# Laplace Equation in a Annulus

1. Nov 21, 2012

### joelcponte

1. The problem statement, all variables and given/known data

Heat equation in a annulus, steady state solution.

u(a,θ,t) = Ta
u(b,θ,t) = Tbcos(θ)

2. Relevant equations

Using separation of Variables

$\frac{}{}\frac{1}{r}\frac{d}{d r}(r\frac{d R}{d r}) + \frac{1}{r^2}\frac{d^2\Theta}{d \theta} = 0$

3. The attempt at a solution

I found

u(r,θ,t) = $\alpha_0 + \beta_0 ln(r) + \sum (\alpha_n r^n + \beta_n r^{-n})(\gamma_n cos(n\theta) + \sigma_n sin(n\theta))$

u(r,θ,t) = $\alpha_0 + \beta_0 ln(r) + \sum (\alpha_n r^n + \beta_n r^{-n})cos(n\theta)$

(this is before applying the boundary conditions)

2. Nov 21, 2012

### vela

Staff Emeritus
Your answer is correct.
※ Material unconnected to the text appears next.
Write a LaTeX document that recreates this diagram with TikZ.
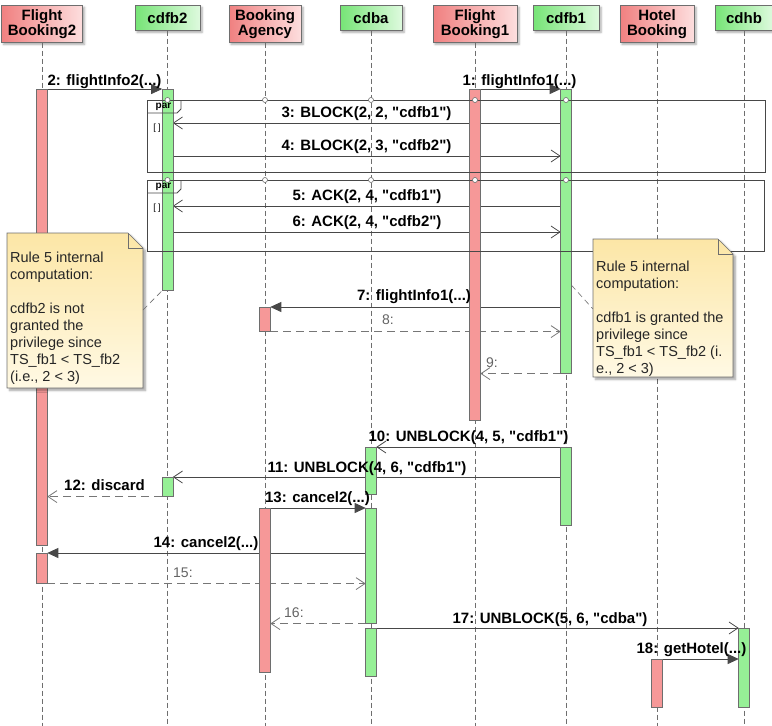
\documentclass[tikz,border=0pt]{standalone}
\usepackage{fontspec}
\setmainfont{Liberation Sans}
\usetikzlibrary{arrows.meta,shadows.blur,calc}

\newcommand\dq{\textquotedbl}

\definecolor{redL}{RGB}{240,128,128}
\definecolor{redR}{RGB}{253,222,222}
\definecolor{grnL}{RGB}{118,228,118}
\definecolor{grnR}{RGB}{222,250,222}
\definecolor{actred}{RGB}{246,152,152}
\definecolor{actgrn}{RGB}{150,240,150}
\definecolor{edgec}{RGB}{110,110,110}
\definecolor{msgc}{RGB}{72,72,72}
\definecolor{retc}{RGB}{118,118,118}
\definecolor{noteT}{RGB}{252,230,166}
\definecolor{noteB}{RGB}{255,249,228}

\tikzset{
  hdr/.style={draw=edgec, line width=0.6pt, align=center,
    font=\bfseries\fontsize{15}{15}\selectfont, inner sep=0pt, anchor=north,
    blur shadow={shadow xshift=2pt,shadow yshift=-2pt,shadow blur steps=4,shadow opacity=35}},
  hdrR/.style={hdr, left color=redL, right color=redR, minimum height=37pt},
  hdrG/.style={hdr, left color=grnL, right color=grnR, minimum height=25pt},
  life/.style={draw=edgec, line width=0.6pt, dash pattern=on 5pt off 3pt},
  act/.style={draw=edgec, line width=0.6pt, minimum width=10pt, inner sep=0pt, anchor=north},
  actR/.style={act, fill=actred},
  actG/.style={act, fill=actgrn},
  sync/.style={draw=msgc, line width=0.8pt, -{Triangle[length=11pt,width=10pt]}},
  async/.style={draw=msgc, line width=0.8pt, -{Straight Barb[length=9pt,width=12pt]}},
  ret/.style={draw=retc, line width=0.8pt, dash pattern=on 8pt off 5pt,
    -{Straight Barb[length=9pt,width=12pt]}},
  lbl/.style={font=\bfseries\fontsize{15}{18}\selectfont, anchor=base, inner sep=0pt},
  num/.style={font=\fontsize{14}{16}\selectfont, anchor=base west, inner sep=0pt, text=retc!85!black},
  frame/.style={draw=msgc, line width=0.8pt},
  gate/.style={circle, draw=edgec, fill=white, line width=0.6pt, minimum size=5pt, inner sep=0pt},
  notebox/.style={draw=edgec, line width=0.6pt, top color=noteT, bottom color=noteB,
    blur shadow={shadow xshift=2.5pt,shadow yshift=-2.5pt,shadow blur steps=5,shadow opacity=35}},
  notetext/.style={font=\fontsize{14.5}{17}\selectfont, align=left, anchor=north west,
    inner sep=0pt, text=black!85},
  link/.style={draw=edgec, line width=0.6pt, dash pattern=on 6pt off 4pt},
  tag/.style={inner sep=0pt, font=\bfseries\fontsize{10}{10}\selectfont},
  guard/.style={inner sep=0pt, font=\fontsize{9}{9}\selectfont}
}

\begin{document}
\begin{tikzpicture}[x=1pt,y=-1pt]
\useasboundingbox (0,0) rectangle (772,726);

% participants
\node[hdrR, minimum width=81pt] (fb2)   at (42,5)    {Flight\\Booking2};
\node[hdrG, minimum width=65pt] (cdfb2) at (167.5,5) {cdfb2};
\node[hdrR, minimum width=72pt] (ba)    at (265,5)   {Booking\\Agency};
\node[hdrG, minimum width=62pt] (cdba)  at (371,5)   {cdba};
\node[hdrR, minimum width=84pt] (fb1)   at (475,5)   {Flight\\Booking1};
\node[hdrG, minimum width=66pt] (cdfb1) at (566,5)   {cdfb1};
\node[hdrR, minimum width=74pt] (hb)    at (657,5)   {Hotel\\Booking};
\node[hdrG, minimum width=58pt] (cdhb)  at (744,5)   {cdhb};

% lifelines
\foreach \p in {fb2,cdfb2,ba,cdba,fb1,cdfb1,hb,cdhb}
  \draw[life] (\p.south) -- (\p.south |- 0,726);

% activation bars (named; drawn after the messages below)
\path
  node[actR, minimum height=456pt] (fb2a1)   at (42,89)    {}
  node[actR, minimum height=30pt]  (fb2a2)   at (42,553)   {}
  node[actG, minimum height=201pt] (cdfb2a1) at (167.5,89) {}
  node[actG, minimum height=19pt]  (cdfb2a2) at (167.5,477){}
  node[actR, minimum height=24pt]  (baa1)    at (265,307)  {}
  node[actR, minimum height=164pt] (baa2)    at (265,508)  {}
  node[actG, minimum height=47pt]  (cdbaa1)  at (371,447)  {}
  node[actG, minimum height=115pt] (cdbaa2)  at (371,508)  {}
  node[actG, minimum height=48pt]  (cdbaa3)  at (371,628)  {}
  node[actR, minimum height=331pt] (fb1a)    at (475,89)   {}
  node[actG, minimum height=284pt] (cdfb1a1) at (566,89)   {}
  node[actG, minimum height=78pt]  (cdfb1a2) at (566,447)  {}
  node[actR, minimum height=48pt]  (hba)     at (657,659)  {}
  node[actG, minimum height=79pt]  (cdhba)   at (744,628)  {};

% messages
\draw[sync]  (fb1a.north east) -- (cdfb1a1.north west);
\draw[sync]  (fb2a1.north east) -- (cdfb2a1.north west);
\draw[async] (cdfb1a1.west |- 0,123) -- (cdfb2a1.east |- 0,123);
\draw[async] (cdfb2a1.east |- 0,156) -- (cdfb1a1.west |- 0,156);
\draw[async] (cdfb1a1.west |- 0,206) -- (cdfb2a1.east |- 0,206);
\draw[async] (cdfb2a1.east |- 0,232) -- (cdfb1a1.west |- 0,232);
\draw[sync]  (cdfb1a1.west |- baa1.north) -- (baa1.north east);
\draw[ret]   (baa1.south east) -- (cdfb1a1.west |- baa1.south);
\draw[ret]   (cdfb1a1.south west) -- (fb1a.east |- cdfb1a1.south);
\draw[async] (cdfb1a2.north west) -- (cdbaa1.north east);
\draw[async] (cdfb1a2.west |- cdfb2a2.north) -- (cdfb2a2.north east);
\draw[ret]   (cdfb2a2.south west) -- (fb2a1.east |- cdfb2a2.south);
\draw[sync]  (baa2.north east) -- (cdbaa2.north west);
\draw[sync]  (cdbaa2.west |- fb2a2.north) -- (fb2a2.north east);
\draw[ret]   (fb2a2.south east) -- (cdbaa2.west |- fb2a2.south);
\draw[ret]   (cdbaa2.south west) -- (baa2.east |- cdbaa2.south);
\draw[async] (cdbaa3.north east) -- (cdhba.north west);
\draw[sync]  (hba.north east) -- (cdhba.west |- hba.north);

% redraw bars on top of the message lines
\foreach \a/\c in {fb2a1/actred,fb2a2/actred,cdfb2a1/actgrn,cdfb2a2/actgrn,baa1/actred,
  baa2/actred,cdbaa1/actgrn,cdbaa2/actgrn,cdbaa3/actgrn,fb1a/actred,cdfb1a1/actgrn,
  cdfb1a2/actgrn,hba/actred,cdhba/actgrn}
  \draw[draw=edgec, line width=0.6pt, fill=\c] (\a.north west) rectangle (\a.south east);

% par fragments
\draw[frame] (147,100) rectangle (765,172);
\draw[frame] (147,113) -- (177,113) -- (181,109) -- (181,100);
\node[tag] (par1) at (163.5,106.5) {par};
\node[guard] (g1) at (157,128) {[ ]};
\draw[frame] (147,180) rectangle (764,251);
\draw[frame] (147,193) -- (177,193) -- (181,189) -- (181,180);
\node[tag] (par2) at (163.5,186.5) {par};
\node[guard] (g2) at (157,208) {[ ]};

\foreach \x [count=\i] in {167.5,265,371,475,566} {
  \node[gate] (gt\i) at (\x,100) {};
  \node[gate] (gb\i) at (\x,180) {};
}

% message labels
\node[lbl] (l1)  at (519.5,85) {1: flightInfo1(...)};
\node[lbl] (l2)  at (104.5,85) {2: flightInfo2(...)};
\node[lbl] (l3)  at (366.5,117) {3: BLOCK(2, 2, \dq cdfb1\dq)};
\node[lbl] (l4)  at (366.5,150) {4: BLOCK(2, 3, \dq cdfb2\dq)};
\node[lbl] (l5)  at (367,200) {5: ACK(2, 4, \dq cdfb1\dq)};
\node[lbl] (l6)  at (367,226) {6: ACK(2, 4, \dq cdfb2\dq)};
\node[lbl] (l7)  at (414,300) {7: flightInfo1(...)};
\node[num] (l8)  at (382,324) {8:};
\node[num] (l9)  at (486,367) {9:};
\node[lbl] (l10) at (468.5,441) {10: UNBLOCK(4, 5, \dq cdfb1\dq)};
\node[lbl] (l11) at (367,472) {11: UNBLOCK(4, 6, \dq cdfb1\dq)};
\node[lbl] (l12) at (104.5,490) {12: discard};
\node[lbl] (l13) at (317.5,502) {13: cancel2(...)};
\node[lbl] (l14) at (206,547) {14: cancel2(...)};
\node[num] (l15) at (173,577) {15:};
\node[num] (l16) at (284,617) {16:};
\node[lbl] (l17) at (550,623) {17: UNBLOCK(5, 6, \dq cdba\dq)};
\node[lbl] (l18) at (691.5,653) {18: getHotel(...)};

% notes
\path[notebox] (7,233) -- (128,233) -- (143,248) -- (143,388) -- (7,388) -- cycle;
\draw[draw=edgec, line width=0.6pt] (128,233) -- (128,248) -- (143,248);
\node[notetext] (n1) at (10,252) {Rule 5 internal\\computation:\\\mbox{}\\cdfb2 is not\\granted the\\privilege since\\TS\_fb1 < TS\_fb2\\(i.e., 2 < 3)};
\coordinate (n1c) at (143,310);
\draw[link] (n1c) -- (cdfb2a1.south west);

\path[notebox] (593,239) -- (718,239) -- (733,254) -- (733,377) -- (593,377) -- cycle;
\draw[draw=edgec, line width=0.6pt] (718,239) -- (718,254) -- (733,254);
\node[notetext] (n2) at (596,261) {Rule 5 internal\\computation:\\\mbox{}\\cdfb1 is granted the\\privilege since\\TS\_fb1 < TS\_fb2 (i.\\e., 2 < 3)};
\coordinate (n2c) at (593,309);
\draw[link] (cdfb1a1.east |- 0,285) -- (n2c);
\end{tikzpicture}
\end{document}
The second solution is what you get after you apply the boundary condition at r=b.

3. Nov 21, 2012

### joelcponte

Hi, I can't see how does the sin term disappear when I use the boundary condition at b =\

4. Nov 21, 2012

### vela

Staff Emeritus
Actually, I was a little careless. What they did was to say that both boundary conditions are even functions of θ, so the solution must also be an even function of θ, which implies you can throw out the sine terms. So you're not exactly applying the boundary conditions yet, but you are using some information gleaned from them.

5. Nov 21, 2012

### joelcponte

Oh, really? I didn't know that! Do you know anywhere I can read about it?